Ovidie fait partie des voix qu’on a envie d’entendre et qu’on prend plaisir à lire. Sa pensée est radicale. Son discours est limpide. Elle vise toujours juste, dans une sorte d’effet coup de poing, tantôt Parques tissant patiemment le fil de son œuvre, tantôt Cassandre révélant des vérités qu’on n’est pas encore prêt à entendre. Après son premier roman, La chair est triste hélas, dans lequel elle se livre sur sa grève du sexe avec les hommes, elle publie Assise, debout, couchée, un essai autobiographique où elle défend l’idée d’une convergence des luttes entre les chiens et les femmes.
Tout part d’une collection, « Bestial »(JC Lattès), fondée en 2022, par Clara Dupont-Monod et Isabelle Sorente. Le principe est simple : demander à des auteurs d’écrire leur autoportrait à travers leur animal fétiche. Pour Ovidie, se raconter à travers les chiens de sa vie était une évidence. Dans une interview accordée au média Simone, elle reconnaît elle-même que ses deux sujets de conversation favoris sont les chiens et le féminisme, et le lien entre les deux n’est pas fortuit.
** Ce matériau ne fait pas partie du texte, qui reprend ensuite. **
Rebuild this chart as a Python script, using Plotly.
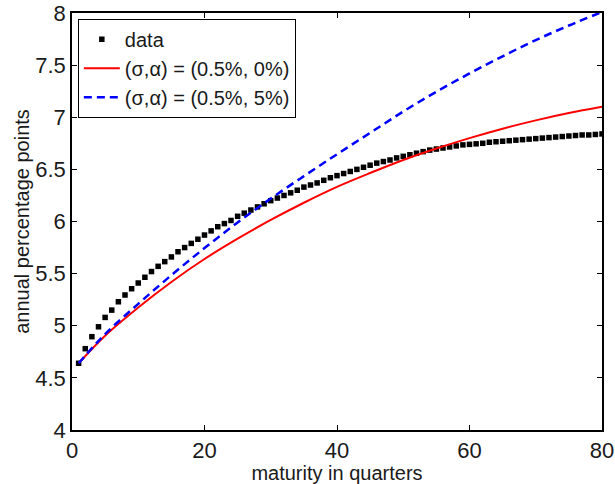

Depuis son enfance, les chiens la protègent. À dix ans, elle sort toujours accompagnée d’un « gros montagne des Pyrénées », Eddy, lorsqu’elle part acheter des barres chocolatées à l’épicerie du village. Sa mère le lui ordonne, sur un ton qu’on imagine mi-affectueux, mi-inquiet : « Prends le chien avec toi ! ». Comme Ovidie le rappelle, à cette époque, en 1990, « on ne connaît pas encore les macabres noms de Marc Dutroux, Michel Fourniret ni Emile Louis ». Le danger n’est pas nommé explicitement. Il prend la forme d’un avertissement sibyllin « “Prends le chien avec toi !” Au cas où. » Dix ans après, la notoriété acquise par son statut de star du X la confronte directement à la « dangerosité de la violence masculine ». Des mecs l’arrêtent dans la rue et la suivent parfois jusque chez elle. Elle se retrouve « confrontée à une image publique qu’[elle] ne contrôle plus » et sent la nécessité de trouver quelqu’un qui la « défende des stalkers et des érotomanes ». Ce sera Raziel, un bulldog anglais imposant à l’allure flegmatique. Il accompagnera Ovidie dans sa phase de « déshabillage », qui la contraint à se produire seule dans des shows en boîte à travers la France, et la protègera très concrètement de ceux qu’on ne nomme pas encore des prédateurs. C’est le premier pacte tacite qu’Ovidie passe avec les chiens, sans savoir qu’elle perpétue alors une alliance millénaire.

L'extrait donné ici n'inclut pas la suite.